■ GIVEN EXERCISE
Extract everything from the first line through the line with "(q27) at (2648,151)", both ends included, except for any pictures.

■ DATA SHOWN
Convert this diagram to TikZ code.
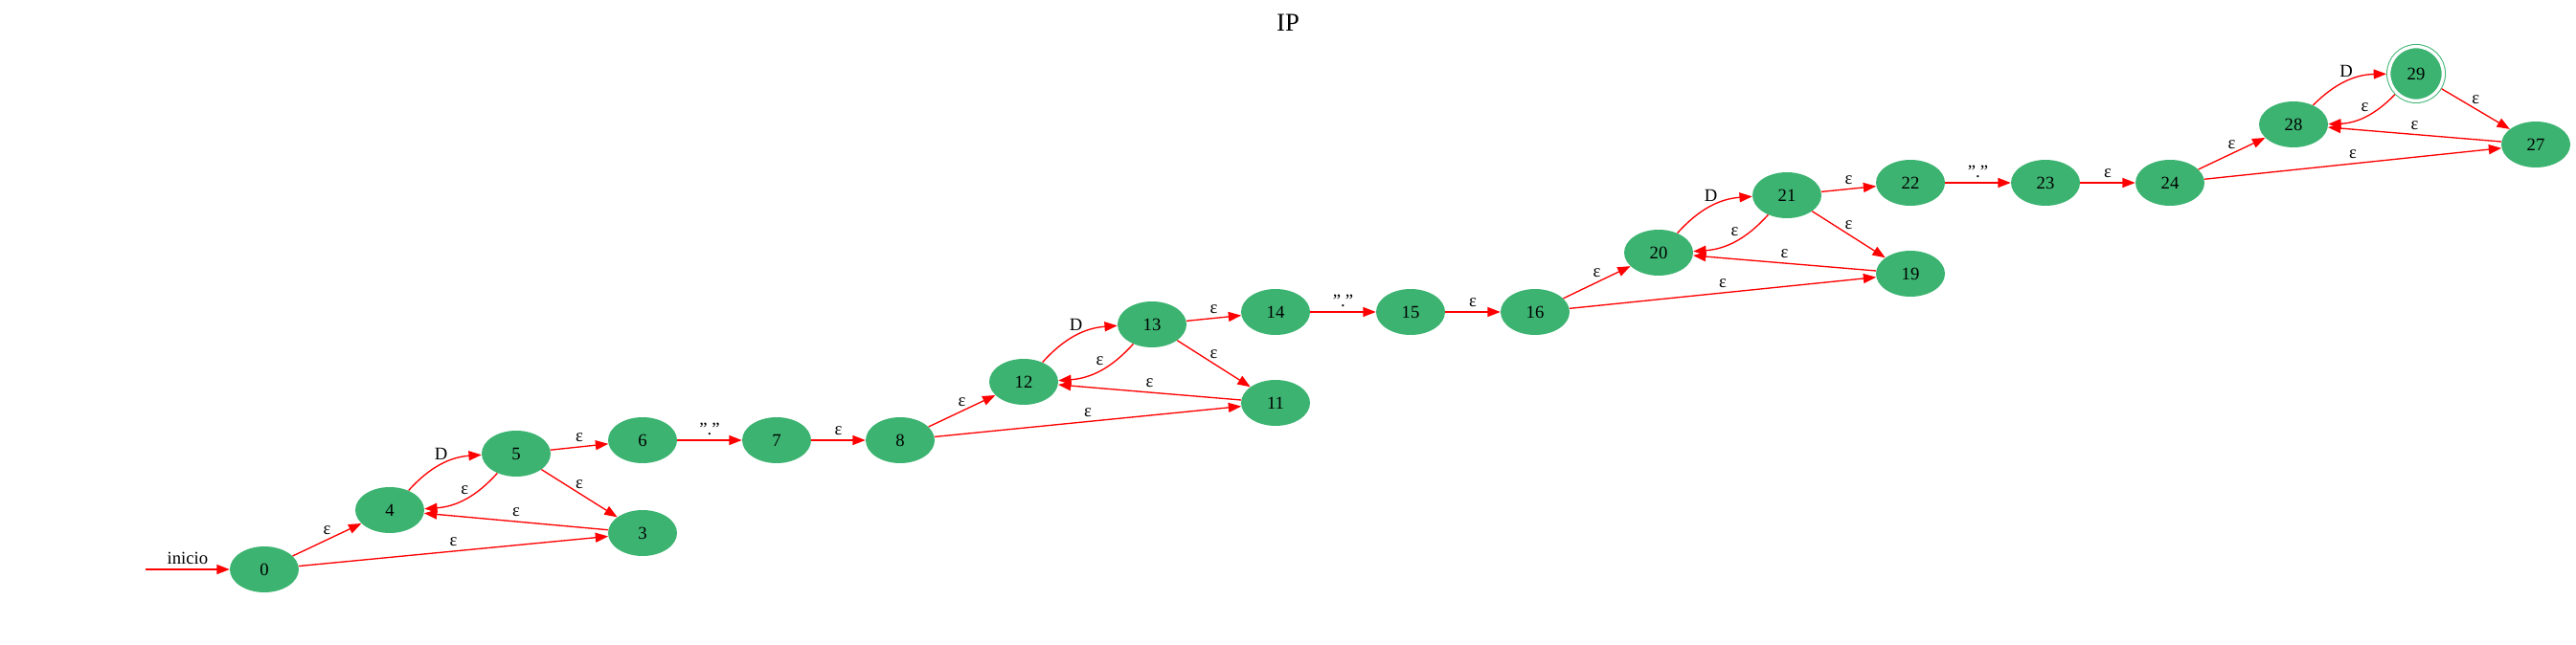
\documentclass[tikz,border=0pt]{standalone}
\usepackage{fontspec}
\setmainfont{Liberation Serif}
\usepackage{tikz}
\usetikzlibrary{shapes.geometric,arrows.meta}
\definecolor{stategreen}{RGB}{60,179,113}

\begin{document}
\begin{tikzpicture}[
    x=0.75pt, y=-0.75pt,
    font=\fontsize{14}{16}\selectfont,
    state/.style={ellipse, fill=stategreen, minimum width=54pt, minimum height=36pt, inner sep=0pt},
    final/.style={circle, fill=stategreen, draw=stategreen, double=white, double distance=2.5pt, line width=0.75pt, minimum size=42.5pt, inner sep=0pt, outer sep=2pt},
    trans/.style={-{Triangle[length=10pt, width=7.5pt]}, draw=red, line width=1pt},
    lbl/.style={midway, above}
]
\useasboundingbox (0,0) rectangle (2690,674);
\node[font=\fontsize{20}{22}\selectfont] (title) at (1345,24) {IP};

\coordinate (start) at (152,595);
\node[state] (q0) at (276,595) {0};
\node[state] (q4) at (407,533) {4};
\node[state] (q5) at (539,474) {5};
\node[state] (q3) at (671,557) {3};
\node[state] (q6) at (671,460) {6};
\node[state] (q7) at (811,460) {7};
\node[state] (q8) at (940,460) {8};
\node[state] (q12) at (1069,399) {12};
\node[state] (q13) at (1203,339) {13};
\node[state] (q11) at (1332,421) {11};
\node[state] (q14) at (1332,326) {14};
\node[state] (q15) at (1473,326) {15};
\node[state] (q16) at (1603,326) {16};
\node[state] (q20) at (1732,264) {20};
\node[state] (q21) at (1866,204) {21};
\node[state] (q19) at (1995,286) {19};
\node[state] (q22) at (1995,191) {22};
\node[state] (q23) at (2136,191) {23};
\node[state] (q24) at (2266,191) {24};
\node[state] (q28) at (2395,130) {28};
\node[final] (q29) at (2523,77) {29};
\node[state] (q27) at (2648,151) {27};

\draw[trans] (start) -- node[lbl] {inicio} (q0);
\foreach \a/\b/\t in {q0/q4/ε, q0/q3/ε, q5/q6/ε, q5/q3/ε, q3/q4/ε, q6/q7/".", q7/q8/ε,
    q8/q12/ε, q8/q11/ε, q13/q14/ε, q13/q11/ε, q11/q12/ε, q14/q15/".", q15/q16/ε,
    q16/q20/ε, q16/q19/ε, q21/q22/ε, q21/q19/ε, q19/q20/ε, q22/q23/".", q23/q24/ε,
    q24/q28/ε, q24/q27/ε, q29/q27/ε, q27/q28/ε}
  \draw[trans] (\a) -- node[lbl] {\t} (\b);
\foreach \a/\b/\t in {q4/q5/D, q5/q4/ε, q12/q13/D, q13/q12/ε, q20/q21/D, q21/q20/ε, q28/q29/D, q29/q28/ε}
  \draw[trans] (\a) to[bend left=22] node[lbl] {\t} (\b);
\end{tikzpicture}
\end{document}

■ ANSWER IN FULL
Convert this diagram to TikZ code.
\documentclass[tikz,border=0pt]{standalone}
\usepackage{fontspec}
\setmainfont{Liberation Serif}
\usepackage{tikz}
\usetikzlibrary{shapes.geometric,arrows.meta}
\definecolor{stategreen}{RGB}{60,179,113}

\begin{document}
\begin{tikzpicture}[
    x=0.75pt, y=-0.75pt,
    font=\fontsize{14}{16}\selectfont,
    state/.style={ellipse, fill=stategreen, minimum width=54pt, minimum height=36pt, inner sep=0pt},
    final/.style={circle, fill=stategreen, draw=stategreen, double=white, double distance=2.5pt, line width=0.75pt, minimum size=42.5pt, inner sep=0pt, outer sep=2pt},
    trans/.style={-{Triangle[length=10pt, width=7.5pt]}, draw=red, line width=1pt},
    lbl/.style={midway, above}
]
\useasboundingbox (0,0) rectangle (2690,674);
\node[font=\fontsize{20}{22}\selectfont] (title) at (1345,24) {IP};

\coordinate (start) at (152,595);
\node[state] (q0) at (276,595) {0};
\node[state] (q4) at (407,533) {4};
\node[state] (q5) at (539,474) {5};
\node[state] (q3) at (671,557) {3};
\node[state] (q6) at (671,460) {6};
\node[state] (q7) at (811,460) {7};
\node[state] (q8) at (940,460) {8};
\node[state] (q12) at (1069,399) {12};
\node[state] (q13) at (1203,339) {13};
\node[state] (q11) at (1332,421) {11};
\node[state] (q14) at (1332,326) {14};
\node[state] (q15) at (1473,326) {15};
\node[state] (q16) at (1603,326) {16};
\node[state] (q20) at (1732,264) {20};
\node[state] (q21) at (1866,204) {21};
\node[state] (q19) at (1995,286) {19};
\node[state] (q22) at (1995,191) {22};
\node[state] (q23) at (2136,191) {23};
\node[state] (q24) at (2266,191) {24};
\node[state] (q28) at (2395,130) {28};
\node[final] (q29) at (2523,77) {29};
\node[state] (q27) at (2648,151) {27};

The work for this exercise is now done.